When someone asks you a question, what they usually want is a quick, ready-to-use answer so they can move on. Fair enough — we’re all sprinting through endless task lists. But if you keep giving in to that impulse, you slowly become your team’s personal Google search or Stack Overflow — and that’s very ineffective for you and for your team.
This dynamic isn’t just annoying — it kills team growth. Every time you answer a question that wasn’t well thought through, you’re reinforcing that, “Thinking is optional. Someone else will do it for me” shortcut.
People gravitate toward patterns that give them results with minimal effort. It’s just simple efficiency… misapplied. You’re turning your team into button-pressing monkeys. Push for an answer. Receive banana. Repeat.
So… what do you think?
Now imagine a situation.
A junior dev walks up to you and goes, “Hey, I’m not sure what sharding strategy we should use here”.

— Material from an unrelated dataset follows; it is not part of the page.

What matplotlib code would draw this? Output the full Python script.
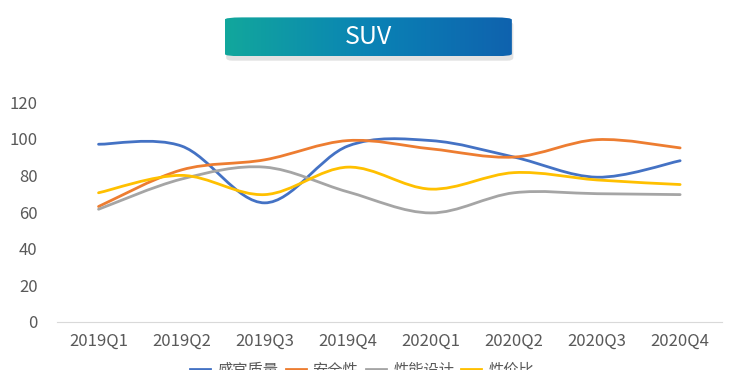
import numpy as np
import matplotlib
matplotlib.use("Agg")
import matplotlib.pyplot as plt
from matplotlib.path import Path
from matplotlib.patches import PathPatch, FancyBboxPatch
from matplotlib.lines import Line2D

plt.rcParams['font.family'] = ['Noto Sans CJK SC', 'DejaVu Sans']

quarters = ['2019Q1', '2019Q2', '2019Q3', '2019Q4', '2020Q1', '2020Q2', '2020Q3', '2020Q4']
names = ['感官质量', '安全性', '性能设计', '性价比']
ganguan = [97, 96, 65, 96, 99, 90, 79, 88]
anquan = [63, 83, 88.5, 99, 94.5, 90, 99.5, 95]
xingneng = [61.5, 78, 84.5, 71, 59.5, 70.5, 70, 69.5]
xingjiabi = [70.5, 80, 69.5, 84.5, 72.5, 81.5, 77.5, 75]
colors = ['#4472C4', '#ED7D31', '#A5A5A5', '#FFC000']


def smooth_path(x, y):
    # excel-like smoothing: cubic bezier segments, catmull-rom control points
    pts = np.column_stack([x, y]).astype(float)
    n = len(pts)
    verts = [pts[0]]
    codes = [Path.MOVETO]
    for i in range(n - 1):
        p0 = pts[i - 1] if i > 0 else pts[i]
        p1 = pts[i]
        p2 = pts[i + 1]
        p3 = pts[i + 2] if i + 2 < n else pts[i + 1]
        c1 = p1 + (p2 - p0) / 6.0
        c2 = p2 - (p3 - p1) / 6.0
        verts += [c1, c2, p2]
        codes += [Path.CURVE4] * 3
    return Path(verts, codes)


fig = plt.figure(figsize=(7.44, 3.70), dpi=100)
ax = fig.add_axes([0.0766, 0.130, 0.8934, 0.594])

x = np.arange(len(quarters))
for vals, c in zip([ganguan, anquan, xingneng, xingjiabi], colors):
    ax.add_patch(PathPatch(smooth_path(x, vals), facecolor='none', edgecolor=c,
                           lw=2, capstyle='round'))

ax.set_xlim(-0.5, len(quarters) - 0.5)
ax.set_ylim(0, 120)
ax.set_yticks(range(0, 121, 20))
ax.set_xticks(x)
ax.set_xticklabels(quarters)
for s in ['top', 'right', 'left']:
    ax.spines[s].set_visible(False)
ax.spines['bottom'].set_color('#d9d9d9')
ax.tick_params(length=0, labelsize=12, colors='#595959', pad=8)
ax.tick_params(axis='y', pad=14)

handles = [Line2D([], [], color=c, lw=2) for c in colors]
fig.legend(handles, names, loc='upper center', bbox_to_anchor=(0.487, 0.06),
           ncol=4, frameon=False, fontsize=11, labelcolor='#595959',
           handlelength=1.3, handletextpad=0.5, columnspacing=0.45)

# title banner with gradient
bx, by, bw, bh = 0.302, 0.848, 0.386, 0.105
shadow = FancyBboxPatch((bx + 0.002, by - 0.012), bw, bh, boxstyle='round,pad=0,rounding_size=0.008',
                        transform=fig.transFigure, facecolor='#d0d0d0', edgecolor='none',
                        alpha=0.6, zorder=-1)
fig.patches.append(shadow)
tax = fig.add_axes([bx, by, bw, bh], zorder=5)
tax.axis('off')
grad = np.linspace(0, 1, 256).reshape(1, -1)
cmap = matplotlib.colors.LinearSegmentedColormap.from_list('g', ['#12a79c', '#0a83b5', '#0f62ae'])
im = tax.imshow(grad, aspect='auto', cmap=cmap, extent=[0, 1, 0, 1])
clip = FancyBboxPatch((0, 0), 1, 1, boxstyle='round,pad=0,rounding_size=0.06',
                      transform=tax.transAxes, facecolor='none', edgecolor='none')
tax.add_patch(clip)
im.set_clip_path(clip)
tax.set_xlim(0, 1)
tax.set_ylim(0, 1)
tax.text(0.5, 0.5, 'SUV', color='white', fontsize=18, ha='center', va='center',
         transform=tax.transAxes)

fig.savefig('out.png', dpi=100)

And you respond with a calm, steady, “Interesting. What do you think?”
Pause, their brain is working.
“Well... I was thinking about sharding by user_id, since most of our access patterns are user-focused. But I’m worried it might cause data skew.”
Nice! That’s a good start to an actual conversation.
That one simple line — “What do you think?” — changes the entire dynamic. It forces the person asking to stop, think, and engage their brain before handing the problem off to someone else.
It’s not rude. It’s a challenge. A nudge to a conversation rather than prompting. An invitation to participate instead of just receiving.
Here’s what you do next time someone comes to you with a question: Don’t answer it. Look them in the eye, channel your inner Socrates, and ask:
“What do you think?”
Most people freeze the first time. They’ll stall, mumble, maybe panic a bit inside. There is a moment to resist the urge to jump in — hold the silence. Let it do the work.
This isn’t about being lazy or dodging help. It’s about transferring ownership. You’re not a Google/StackOverflow anymore — you’re a mentor.
💡And yes, there’s a fine line between mentoring and being a passive-aggressive “figure it out yourself” guy. Don’t cross it. Nobody likes that guy. Be curious, not condescending.
The cool part is — the more you do this, the better it works. You’ll start noticing fewer questions, and the ones you do get will be better. People will stop coming to you empty-handed. They’ll start bringing trade-offs, hypotheses, and even possible solutions. It’s amazing.
One small phrase, and suddenly you’re not the bottleneck anymore — you’re the team multiplier.
Because when people start thinking for themselves, they stop fearing problems. They see them as challenges not blockers. Most importantly, they learn. Not in the formal, “read this doc” kind of way, but through trial, error, confidence, and momentum.
And when your teammate does come up with a proposal, back them up. Say something like, “Nice. Let’s think about what other options we might consider too”. Even if their idea isn’t perfect, that encouragement builds confidence — the kind that gets them to keep thinking.
To Wrap This Up
Remember back in school, when a teacher would answer your question with another question? Annoying, sure. But what happened next? You’d start working through it yourself — trying to piece together a logical answer. And even if they eventually helped, you’d already done most of the cognitive heavy lifting. That’s the magic.
This approach doesn’t just lighten your own load — it helps your teammates build the habit of thinking and solving on their own.
So next time someone comes to you with a question, resist the urge to hand over the answer.
Just ask, “What do you think?” And watch what happens.
Some folks will push back — “I don’t know” or“I just don’t get it”.
Smile. Stay calm. Repeat: “What do you think?”
Yeah — it’s like raising kids.
But sometimes people just need a minute of silence before the light bulb turns on.